Challenge of the century
Climate change promises to be the defining challenge of the century. Young people, in particular, have an important stake in this debate, because the future is theirs. What do you think is the way forward? You are invited to join our debate on 11 May 2021, organized by Ghent University, together with our panel of international experts:
- Opha Pauline Dube (Professor of Environmental Science at Botswana University, lead author and contributing of several IPCC reports (Working Group II)
- Ted Nordhaus (American environmental policy expert, director of The Breakthrough Institute, Time Magazine’s Hero of the Environment)
- Mark Lynas (British environmental activist, journalist and author of Six Degrees: Our Future on a Hotter Planet (2020)).
- Jean-Pascal van Ypersele (Professor of Climate and Environmental Sciences at University of Louvain, former vice-president of IPCC)
The discussion will be moderated by science journalist Desiree Hoving. We value your participation, so you will be given the opportunity to take part in votes and ask questions to our panel.
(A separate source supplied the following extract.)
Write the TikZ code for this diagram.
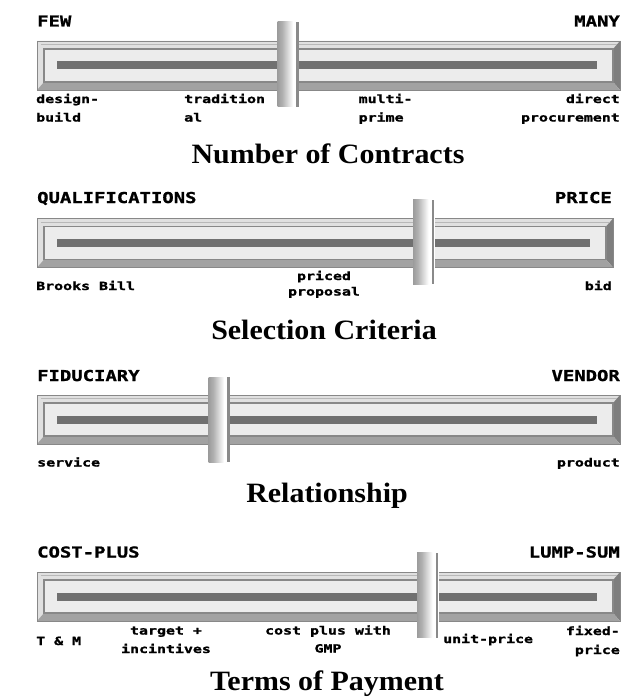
\documentclass[tikz,border=0pt]{standalone}
\usepackage{fontspec}
\newfontfamily\pixcap[FakeStretch=1.26,FakeBold=1.2]{DejaVu Sans Mono}
\newfontfamily\pixsm[FakeStretch=1.32,FakeBold=1.4]{DejaVu Sans Mono}
\newfontfamily\ttlfont[FakeStretch=1.07]{Liberation Serif}
\definecolor{framelight}{HTML}{E0E0E0}
\definecolor{framedark}{HTML}{7E7E7E}
\definecolor{framebot}{HTML}{A2A2A2}
\definecolor{frameline}{HTML}{888888}
\definecolor{innerfill}{HTML}{ECECEC}
\definecolor{bardark}{HTML}{707070}
\definecolor{knobdark}{HTML}{7A7A7A}
\definecolor{knobmid}{HTML}{B0B0B0}
\definecolor{knobedge}{HTML}{ABABAB}
\definecolor{knobline}{HTML}{8A8A8A}
\pgfdeclarehorizontalshading{knobshade}{100bp}{color(0bp)=(knobdark); color(40bp)=(knobmid); color(75bp)=(white); color(100bp)=(knobedge)}
\tikzset{
  caplbl/.style={font=\pixcap\bfseries\fontsize{15}{15}\selectfont, inner sep=0pt},
  smlbl/.style={font=\pixsm\bfseries\fontsize{11.3}{11.3}\selectfont, inner sep=0pt},
  ttl/.style={font=\ttlfont\bfseries\fontsize{28}{30}\selectfont, inner sep=0pt, anchor=base},
}
\newcommand\sliderframe[2]{%
  \fill[framelight] (37,#1) -- (#2,#1) -- ({#2-7},{#1+8}) -- (44,{#1+8}) -- (44,{#1+41}) -- (37,{#1+49}) -- cycle;
  \fill[framedark] (#2,#1) -- (#2,{#1+49}) -- ({#2-7},{#1+41}) -- ({#2-7},{#1+8}) -- cycle;
  \fill[framebot] (37,{#1+49}) -- (#2,{#1+49}) -- ({#2-7},{#1+41}) -- (44,{#1+41}) -- cycle;
  \draw[frameline, line width=0.8pt] (37,#1) rectangle (#2,{#1+49});
  \draw[frameline!60!white, line width=0.6pt] (40.5,{#1+3.5}) -- ({#2-3.5},{#1+3.5});
  \draw[frameline, fill=innerfill, line width=1.2pt] (44,{#1+8}) rectangle ({#2-7},{#1+41});
  \fill[bardark] (57,{#1+20.5}) rectangle ({#2-23},{#1+28.5});
}
\newcommand\knobat[3]{%
  \fill[white] (#1,#2) rectangle ({#1+21.5},#3);
  \shade[shading=knobshade] (#1,#2) rectangle ({#1+15.5},#3);
  \fill[knobline] ({#1+18.5},#2) rectangle ({#1+21},#3);
}
\begin{document}
\begin{tikzpicture}[x=1pt,y=-1pt]
\useasboundingbox[fill=white] (0,0) rectangle (637,698);
% ---------- slider 1
\sliderframe{41}{620}
\knobat{277.5}{22}{107}
\node[caplbl, anchor=base west] (few) at (37,26.5) {FEW};
\node[caplbl, anchor=base east] (many) at (620,26.5) {MANY};
\node[smlbl, anchor=base west] (db1) at (36,103) {design-};
\node[smlbl, anchor=base west] (db2) at (36,121.5) {build};
\node[smlbl, anchor=base west] (tr1) at (184,103) {tradition};
\node[smlbl, anchor=base west] (tr2) at (184,121.5) {al};
\node[smlbl, anchor=base west] (mp1) at (358.5,103) {multi-};
\node[smlbl, anchor=base west] (mp2) at (358.5,121.5) {prime};
\node[smlbl, anchor=base east] (dp1) at (620,103) {direct};
\node[smlbl, anchor=base east] (dp2) at (620,121.5) {procurement};
\node[ttl] (t1) at (328,163) {Number of Contracts};
% ---------- slider 2
\sliderframe{218.5}{613}
\knobat{413}{199.5}{284}
\node[caplbl, anchor=base west] (qual) at (37,203) {QUALIFICATIONS};
\node[caplbl, anchor=base east] (price) at (612,203) {PRICE};
\node[smlbl, anchor=base west] (bb) at (36,290) {Brooks Bill};
\node[smlbl, anchor=base] (pp1) at (324,280) {priced};
\node[smlbl, anchor=base] (pp2) at (324,295.5) {proposal};
\node[smlbl, anchor=base east] (bid) at (612,290) {bid};
\node[ttl] (t2) at (324,339) {Selection Criteria};
% ---------- slider 3
\sliderframe{395}{620}
\knobat{208.5}{377}{462}
\node[caplbl, anchor=base west] (fid) at (37,381) {FIDUCIARY};
\node[caplbl, anchor=base east] (ven) at (620,381) {VENDOR};
\node[smlbl, anchor=base west] (serv) at (37,466.5) {service};
\node[smlbl, anchor=base east] (prod) at (620,466.5) {product};
\node[ttl] (t3) at (327,502) {Relationship};
% ---------- slider 4
\sliderframe{572}{620}
\knobat{417}{552.5}{637.5}
\node[caplbl, anchor=base west] (cp) at (37,557.5) {COST-PLUS};
\node[caplbl, anchor=base east] (ls) at (620,557.5) {LUMP-SUM};
\node[smlbl, anchor=base west] (tm) at (36,645) {T \& M};
\node[smlbl, anchor=base] (ti1) at (166,634.5) {target +};
\node[smlbl, anchor=base] (ti2) at (166,653) {incintives};
\node[smlbl, anchor=base] (cg1) at (328,634.5) {cost plus with};
\node[smlbl, anchor=base] (cg2) at (328,652.5) {GMP};
\node[smlbl, anchor=base west] (up) at (443,643) {unit-price};
\node[smlbl, anchor=base east] (fp1) at (620,635) {fixed-};
\node[smlbl, anchor=base east] (fp2) at (620,654) {price};
\node[ttl] (t4) at (327,690) {Terms of Payment};
\end{tikzpicture}
\end{document}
Don’t miss this unique event!
This public debate is an initiative of Maarten Boudry, current holder of the Etienne Vermeersch Chair at Ghent University, which was recently established in honor of the Flemish philosopher and freethinker Etienne Vermeersch (1934 – 2019). With his book De ogen van de panda (The Panda’s Eyes), Vermeersch made an indelible mark on the environmentalist movement in Flanders, analyzing the conflict between modern industrial societies and the environment.
The debate ‘Climate change is real. Now what should we do about it?’ is live-streamed from Vooruit in Ghent on Tuesday 11 May, 2021 (19:00-21:00). Access is free.